La vieille garde des «jeunes gens modernes» et autres nébuleux puristes va taxer « Lumières et Trahisons» d’objet commercial aguicheur, car pour la première fois, le groupe rennais ose mettre le nez hors de son underground velouté. Trahison? Un son travaillé, technique et précis dans un studio compétitif et belge, un producteur anglais réputé, « Lumières et Trahisons » dans sa pochette soignée comme un LP des Cocteau Twins est un bel objet. Trahison? Des titres rageurs et mélancoliques aux accents New Order ou Simple Minds, Marc Seberg fait une musique de best seller. Trahison?
« C’est vrai, « Jeux de Lumières » me fait songer à « Dancing With Myself» et « La Nef des Fous » évoque plus « Week End à Rome » que Bauhaus. Lumineuses trahisons! Cet album doit enfin imposer la marque Seberg. », écrivais-je en conclusion à l’époque.
Malgré les critiques positives, les ventes suivent peu. Le groupe choisit de rester basé à Rennes, ce qui ne facilite guère les rapports avec le label parisien. Et surtout, à l’heure de l’émergence du vidéo-clip, Virgin leur refuse toujours obstinément ce budget qu’ils accordent aux autres. Il faudra attendre l’album de 90 « Le bout des nerfs » et le titre « Quelque chose de noir » pour voir enfin la première vidéo de Marc Seberg. L’album est un retour vers le côté sombre qui anime le rock pascalien, l’accueil de la critique sera assez frais.
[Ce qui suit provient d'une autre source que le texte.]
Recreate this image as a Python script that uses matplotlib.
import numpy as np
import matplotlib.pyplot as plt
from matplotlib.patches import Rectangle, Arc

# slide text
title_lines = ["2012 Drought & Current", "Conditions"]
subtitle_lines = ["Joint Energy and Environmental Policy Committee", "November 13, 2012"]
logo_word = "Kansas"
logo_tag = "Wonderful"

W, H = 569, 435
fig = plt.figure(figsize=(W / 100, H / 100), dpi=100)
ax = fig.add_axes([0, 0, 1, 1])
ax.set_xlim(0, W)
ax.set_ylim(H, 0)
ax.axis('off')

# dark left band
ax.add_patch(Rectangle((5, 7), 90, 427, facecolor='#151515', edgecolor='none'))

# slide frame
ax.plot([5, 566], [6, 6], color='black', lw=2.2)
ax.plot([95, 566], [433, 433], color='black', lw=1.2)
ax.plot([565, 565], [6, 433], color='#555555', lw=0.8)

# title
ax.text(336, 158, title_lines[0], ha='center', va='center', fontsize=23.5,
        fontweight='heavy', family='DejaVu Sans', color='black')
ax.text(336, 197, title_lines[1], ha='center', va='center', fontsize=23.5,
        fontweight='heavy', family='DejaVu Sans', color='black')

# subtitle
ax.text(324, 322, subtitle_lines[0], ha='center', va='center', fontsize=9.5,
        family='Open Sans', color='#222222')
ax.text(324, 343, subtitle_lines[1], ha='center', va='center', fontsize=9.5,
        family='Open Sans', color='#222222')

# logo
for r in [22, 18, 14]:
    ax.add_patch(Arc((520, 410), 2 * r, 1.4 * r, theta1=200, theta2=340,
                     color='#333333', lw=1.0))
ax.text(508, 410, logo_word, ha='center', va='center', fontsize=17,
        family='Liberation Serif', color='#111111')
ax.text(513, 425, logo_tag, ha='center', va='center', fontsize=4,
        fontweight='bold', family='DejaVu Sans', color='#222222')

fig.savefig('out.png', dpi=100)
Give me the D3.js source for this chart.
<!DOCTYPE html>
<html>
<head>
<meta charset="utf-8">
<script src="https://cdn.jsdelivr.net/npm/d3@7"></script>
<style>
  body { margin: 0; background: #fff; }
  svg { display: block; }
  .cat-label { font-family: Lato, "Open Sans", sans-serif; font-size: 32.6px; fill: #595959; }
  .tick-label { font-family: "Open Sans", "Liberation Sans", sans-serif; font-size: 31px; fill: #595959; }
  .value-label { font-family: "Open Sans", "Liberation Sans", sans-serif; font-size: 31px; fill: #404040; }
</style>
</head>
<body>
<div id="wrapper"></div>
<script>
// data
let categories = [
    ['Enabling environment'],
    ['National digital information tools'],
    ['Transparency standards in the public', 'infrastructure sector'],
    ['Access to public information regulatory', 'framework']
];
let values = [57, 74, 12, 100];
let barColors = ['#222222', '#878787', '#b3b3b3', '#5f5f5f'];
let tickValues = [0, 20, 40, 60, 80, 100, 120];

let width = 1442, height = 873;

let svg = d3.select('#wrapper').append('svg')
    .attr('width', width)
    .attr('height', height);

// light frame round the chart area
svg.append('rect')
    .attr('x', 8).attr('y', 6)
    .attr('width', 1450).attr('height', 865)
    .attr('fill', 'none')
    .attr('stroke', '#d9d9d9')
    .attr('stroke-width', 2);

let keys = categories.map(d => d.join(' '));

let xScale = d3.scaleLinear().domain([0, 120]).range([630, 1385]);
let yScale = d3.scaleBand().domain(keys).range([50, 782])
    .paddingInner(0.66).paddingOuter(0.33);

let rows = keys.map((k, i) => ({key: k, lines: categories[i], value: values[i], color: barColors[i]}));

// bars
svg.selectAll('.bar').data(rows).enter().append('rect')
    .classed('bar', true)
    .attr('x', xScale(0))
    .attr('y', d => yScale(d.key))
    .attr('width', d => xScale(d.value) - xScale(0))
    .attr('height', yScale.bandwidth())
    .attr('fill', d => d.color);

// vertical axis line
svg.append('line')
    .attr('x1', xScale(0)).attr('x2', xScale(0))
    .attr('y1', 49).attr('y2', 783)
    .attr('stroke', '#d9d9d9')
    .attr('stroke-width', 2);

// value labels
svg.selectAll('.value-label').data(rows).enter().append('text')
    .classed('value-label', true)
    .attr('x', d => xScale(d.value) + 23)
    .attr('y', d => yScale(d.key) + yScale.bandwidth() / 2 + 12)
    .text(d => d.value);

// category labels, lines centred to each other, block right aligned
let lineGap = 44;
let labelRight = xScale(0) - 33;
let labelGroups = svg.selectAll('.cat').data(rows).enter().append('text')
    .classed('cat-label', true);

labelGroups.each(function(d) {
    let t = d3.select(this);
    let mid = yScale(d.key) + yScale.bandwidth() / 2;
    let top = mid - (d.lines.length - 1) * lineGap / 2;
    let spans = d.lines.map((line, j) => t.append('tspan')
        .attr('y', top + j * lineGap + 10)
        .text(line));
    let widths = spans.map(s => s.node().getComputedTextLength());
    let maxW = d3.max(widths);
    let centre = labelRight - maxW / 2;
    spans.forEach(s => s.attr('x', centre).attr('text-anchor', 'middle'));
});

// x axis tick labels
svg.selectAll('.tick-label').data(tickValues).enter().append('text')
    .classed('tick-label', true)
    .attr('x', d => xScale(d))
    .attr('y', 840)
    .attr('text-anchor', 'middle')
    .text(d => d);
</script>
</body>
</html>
« On avait la sensation qu’on avait fait le tour de la question » souligne Pascale, « qu’on était arrivé au bout de tous les tiraillements au sein du groupe. Philippe et moi voulions revenir à un son plus organique, plus dépouillé. »
À la séparation de Marc Seberg, Virgin publie un live posthume enregistré à la salle Ubu. Philippe et Pascale vont alors monter le duo Philippe Pascale qui publie un album en 94. Pascale Le Berre va ensuite produire Alan Stivell, puis d’autres artistes. Elle compose aujourd’hui des bandes originales pour longs et courts-métrages. Philippe Pascal a cessé ses activités musicales et ne souhaite plus désormais témoigner de ces années agitées.